Saturday, March 29, 2014

Review - The Story of Owen: Dragon Slayer of Trondheim, by E.K. Johnston

The Story of Owen: Dragon Slayer of Trondheim
Listen! For I sing of Owen Thorskard: valiant of heart, hopeless at algebra, last in a long line of legendary dragon slayers. Though he had few years and was not built for football, he stood between the town of Trondheim and creatures that threatened its survival.

There have always been dragons. As far back as history is told, men and women have fought them, loyally defending their villages. Dragon slaying was a proud tradition.

But dragons and humans have one thing in common: an insatiable appetite for fossil fuels. From the moment Henry Ford hired his first dragon slayer, no small town was safe. Dragon slayers flocked to cities, leaving more remote areas unprotected.

Such was Trondheim's fate until Owen Thorskard arrived.
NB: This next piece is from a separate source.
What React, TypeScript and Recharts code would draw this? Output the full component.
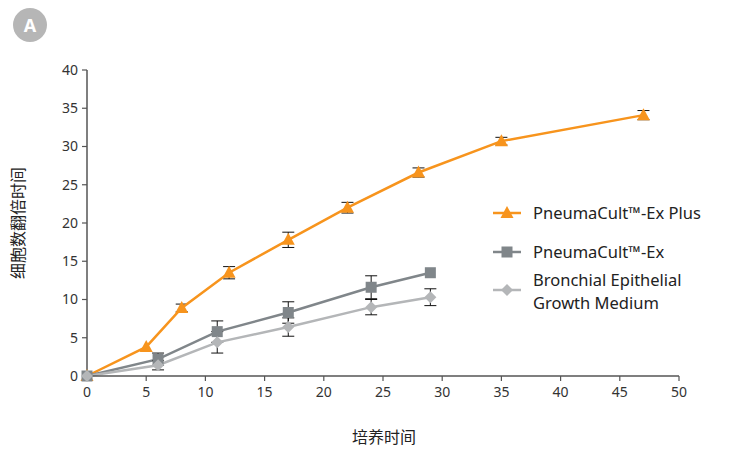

At sixteen, with dragons advancing and his grades plummeting, Owen faced impossible odds—armed only with a sword, his legacy, and the classmate who agreed to be his bard.

Listen! I am Siobhan McQuaid. I alone know the story of Owen, the story that changes everything. Listen!

I have read several alternate-world novels, but they have all seemed forced to me, and never really piqued my interest. Not so with Johnston's debut novel (and don't you just love when an author's first novel hits it out of the park? Guaranteed spot on my "order everything by" list!)
Johnston imagines a world just like ours - but, with dragons. Not newly arrived dragons, not always-there-but-hidden dragons, but dragons which have been here as long as people, and which have helped shape our history. Remarkably, but believably, that history is not all that different from what you may find in your textbooks - it was just shaped so by dragons (Buddy Holly's airplane, for example, went down when attacked by such). There are some larger differences - dragons being attracted to carbon emissions and large bodies of water, Michigan is pretty much a no man's land now.
Along with music and sports stars, this world also has dragon slayers to offer for hero worship. Most are under contract to large corporations and stationed in large metropolitan areas (after their four years mandatory government service, of course). Dragon slaying is traditionally a hereditary profession, and many slayers don't live long enough to have very many children, so the pool is dwindling rapidly.
One can imagine the excitement, then, when one of the most popular dragon slayers decides to semi-retire, WITH her dragon-slaying family, to a small town in Canada. This is where the tale begins, and it doesn't stop moving until the final page. Between exciting battle scenes, often humorously related, there is political maneuvering (also humorously related), character development, bonfire parties, music composition, fun teachers, intrigue, internet conspiracy theories, and blossoming relationships (but - spoiler alert - the two main characters do NOT fall in love, which is enough for me to put Johnston on my always-buy list all by itself!)
This does not seem to be set up as part of a series, and while my brain often imagined the screenplay as I read, there were parts that would make me shy away from that as well. No, this is simply a strong, stand-alone, enjoyable read that should be an easy sell to readers of any gender over the age of 12. A must purchase for high school libraries!